Information provided start
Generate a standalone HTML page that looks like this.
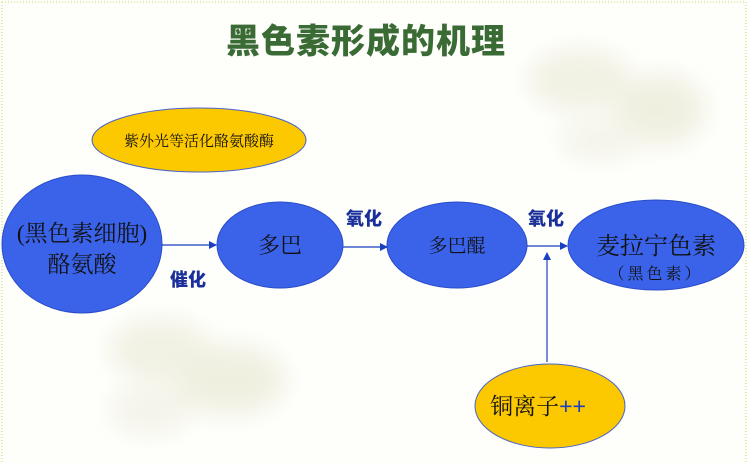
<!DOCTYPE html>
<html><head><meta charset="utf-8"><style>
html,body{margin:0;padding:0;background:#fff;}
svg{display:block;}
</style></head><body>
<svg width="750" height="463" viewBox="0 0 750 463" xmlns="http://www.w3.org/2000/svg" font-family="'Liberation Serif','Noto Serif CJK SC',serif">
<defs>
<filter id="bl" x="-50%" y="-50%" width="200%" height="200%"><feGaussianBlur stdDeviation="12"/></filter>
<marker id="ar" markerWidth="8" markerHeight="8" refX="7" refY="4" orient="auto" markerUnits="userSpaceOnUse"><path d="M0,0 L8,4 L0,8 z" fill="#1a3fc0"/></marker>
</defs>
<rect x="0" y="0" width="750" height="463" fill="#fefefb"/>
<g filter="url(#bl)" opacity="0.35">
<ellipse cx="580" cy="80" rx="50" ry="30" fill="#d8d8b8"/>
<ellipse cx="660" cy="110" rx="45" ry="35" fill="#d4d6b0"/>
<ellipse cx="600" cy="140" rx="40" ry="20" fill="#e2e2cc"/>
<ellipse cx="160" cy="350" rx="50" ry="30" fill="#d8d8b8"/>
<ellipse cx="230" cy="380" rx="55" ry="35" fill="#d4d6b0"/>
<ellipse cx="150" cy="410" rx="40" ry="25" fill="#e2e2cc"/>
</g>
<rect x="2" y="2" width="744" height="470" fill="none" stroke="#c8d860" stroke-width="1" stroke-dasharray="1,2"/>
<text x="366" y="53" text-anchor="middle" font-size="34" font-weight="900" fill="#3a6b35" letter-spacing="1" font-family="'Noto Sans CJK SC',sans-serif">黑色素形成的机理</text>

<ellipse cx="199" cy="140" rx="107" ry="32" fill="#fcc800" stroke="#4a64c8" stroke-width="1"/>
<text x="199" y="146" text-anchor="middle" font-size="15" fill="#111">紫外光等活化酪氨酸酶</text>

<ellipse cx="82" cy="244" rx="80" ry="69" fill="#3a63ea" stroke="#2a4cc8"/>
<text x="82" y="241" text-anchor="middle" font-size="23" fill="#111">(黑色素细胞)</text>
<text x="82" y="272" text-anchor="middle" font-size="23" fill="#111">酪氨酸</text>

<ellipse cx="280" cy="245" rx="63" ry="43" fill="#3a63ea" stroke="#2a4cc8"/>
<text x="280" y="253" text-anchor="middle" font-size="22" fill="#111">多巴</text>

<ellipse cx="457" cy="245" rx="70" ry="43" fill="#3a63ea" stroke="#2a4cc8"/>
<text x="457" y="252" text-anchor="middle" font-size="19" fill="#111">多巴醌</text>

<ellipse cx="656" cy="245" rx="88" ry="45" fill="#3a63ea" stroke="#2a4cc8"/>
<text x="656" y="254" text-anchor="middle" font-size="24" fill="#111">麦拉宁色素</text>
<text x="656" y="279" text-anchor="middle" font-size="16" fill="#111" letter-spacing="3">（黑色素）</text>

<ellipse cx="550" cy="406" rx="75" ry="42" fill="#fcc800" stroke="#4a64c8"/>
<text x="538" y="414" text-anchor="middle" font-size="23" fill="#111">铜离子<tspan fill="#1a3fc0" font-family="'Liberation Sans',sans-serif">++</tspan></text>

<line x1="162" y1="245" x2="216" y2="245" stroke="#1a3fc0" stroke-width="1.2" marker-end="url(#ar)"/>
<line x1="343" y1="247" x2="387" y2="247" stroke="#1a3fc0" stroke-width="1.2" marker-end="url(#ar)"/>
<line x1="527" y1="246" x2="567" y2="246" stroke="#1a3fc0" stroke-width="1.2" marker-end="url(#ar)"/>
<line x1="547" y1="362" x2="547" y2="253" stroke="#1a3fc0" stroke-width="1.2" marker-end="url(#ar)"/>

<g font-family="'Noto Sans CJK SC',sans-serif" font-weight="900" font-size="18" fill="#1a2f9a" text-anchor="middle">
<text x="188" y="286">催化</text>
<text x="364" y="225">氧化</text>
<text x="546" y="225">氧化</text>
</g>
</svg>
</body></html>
Information provided end
▶ _Aim_: Keep the pictures out of the copy and return the rest of the data above exactly.

▶ _Answer to the task_:
Generate a standalone HTML page that looks like this.
<!DOCTYPE html>
<html><head><meta charset="utf-8"><style>
html,body{margin:0;padding:0;background:#fff;}
svg{display:block;}
</style></head><body>
<svg width="750" height="463" viewBox="0 0 750 463" xmlns="http://www.w3.org/2000/svg" font-family="'Liberation Serif','Noto Serif CJK SC',serif">
<defs>
<filter id="bl" x="-50%" y="-50%" width="200%" height="200%"><feGaussianBlur stdDeviation="12"/></filter>
<marker id="ar" markerWidth="8" markerHeight="8" refX="7" refY="4" orient="auto" markerUnits="userSpaceOnUse"><path d="M0,0 L8,4 L0,8 z" fill="#1a3fc0"/></marker>
</defs>
<rect x="0" y="0" width="750" height="463" fill="#fefefb"/>
<g filter="url(#bl)" opacity="0.35">
<ellipse cx="580" cy="80" rx="50" ry="30" fill="#d8d8b8"/>
<ellipse cx="660" cy="110" rx="45" ry="35" fill="#d4d6b0"/>
<ellipse cx="600" cy="140" rx="40" ry="20" fill="#e2e2cc"/>
<ellipse cx="160" cy="350" rx="50" ry="30" fill="#d8d8b8"/>
<ellipse cx="230" cy="380" rx="55" ry="35" fill="#d4d6b0"/>
<ellipse cx="150" cy="410" rx="40" ry="25" fill="#e2e2cc"/>
</g>
<rect x="2" y="2" width="744" height="470" fill="none" stroke="#c8d860" stroke-width="1" stroke-dasharray="1,2"/>
<text x="366" y="53" text-anchor="middle" font-size="34" font-weight="900" fill="#3a6b35" letter-spacing="1" font-family="'Noto Sans CJK SC',sans-serif">黑色素形成的机理</text>

<ellipse cx="199" cy="140" rx="107" ry="32" fill="#fcc800" stroke="#4a64c8" stroke-width="1"/>
<text x="199" y="146" text-anchor="middle" font-size="15" fill="#111">紫外光等活化酪氨酸酶</text>

<ellipse cx="82" cy="244" rx="80" ry="69" fill="#3a63ea" stroke="#2a4cc8"/>
<text x="82" y="241" text-anchor="middle" font-size="23" fill="#111">(黑色素细胞)</text>
<text x="82" y="272" text-anchor="middle" font-size="23" fill="#111">酪氨酸</text>

<ellipse cx="280" cy="245" rx="63" ry="43" fill="#3a63ea" stroke="#2a4cc8"/>
<text x="280" y="253" text-anchor="middle" font-size="22" fill="#111">多巴</text>

<ellipse cx="457" cy="245" rx="70" ry="43" fill="#3a63ea" stroke="#2a4cc8"/>
<text x="457" y="252" text-anchor="middle" font-size="19" fill="#111">多巴醌</text>

<ellipse cx="656" cy="245" rx="88" ry="45" fill="#3a63ea" stroke="#2a4cc8"/>
<text x="656" y="254" text-anchor="middle" font-size="24" fill="#111">麦拉宁色素</text>
<text x="656" y="279" text-anchor="middle" font-size="16" fill="#111" letter-spacing="3">（黑色素）</text>

<ellipse cx="550" cy="406" rx="75" ry="42" fill="#fcc800" stroke="#4a64c8"/>
<text x="538" y="414" text-anchor="middle" font-size="23" fill="#111">铜离子<tspan fill="#1a3fc0" font-family="'Liberation Sans',sans-serif">++</tspan></text>

<line x1="162" y1="245" x2="216" y2="245" stroke="#1a3fc0" stroke-width="1.2" marker-end="url(#ar)"/>
<line x1="343" y1="247" x2="387" y2="247" stroke="#1a3fc0" stroke-width="1.2" marker-end="url(#ar)"/>
<line x1="527" y1="246" x2="567" y2="246" stroke="#1a3fc0" stroke-width="1.2" marker-end="url(#ar)"/>
<line x1="547" y1="362" x2="547" y2="253" stroke="#1a3fc0" stroke-width="1.2" marker-end="url(#ar)"/>

<g font-family="'Noto Sans CJK SC',sans-serif" font-weight="900" font-size="18" fill="#1a2f9a" text-anchor="middle">
<text x="188" y="286">催化</text>
<text x="364" y="225">氧化</text>
<text x="546" y="225">氧化</text>
</g>
</svg>
</body></html>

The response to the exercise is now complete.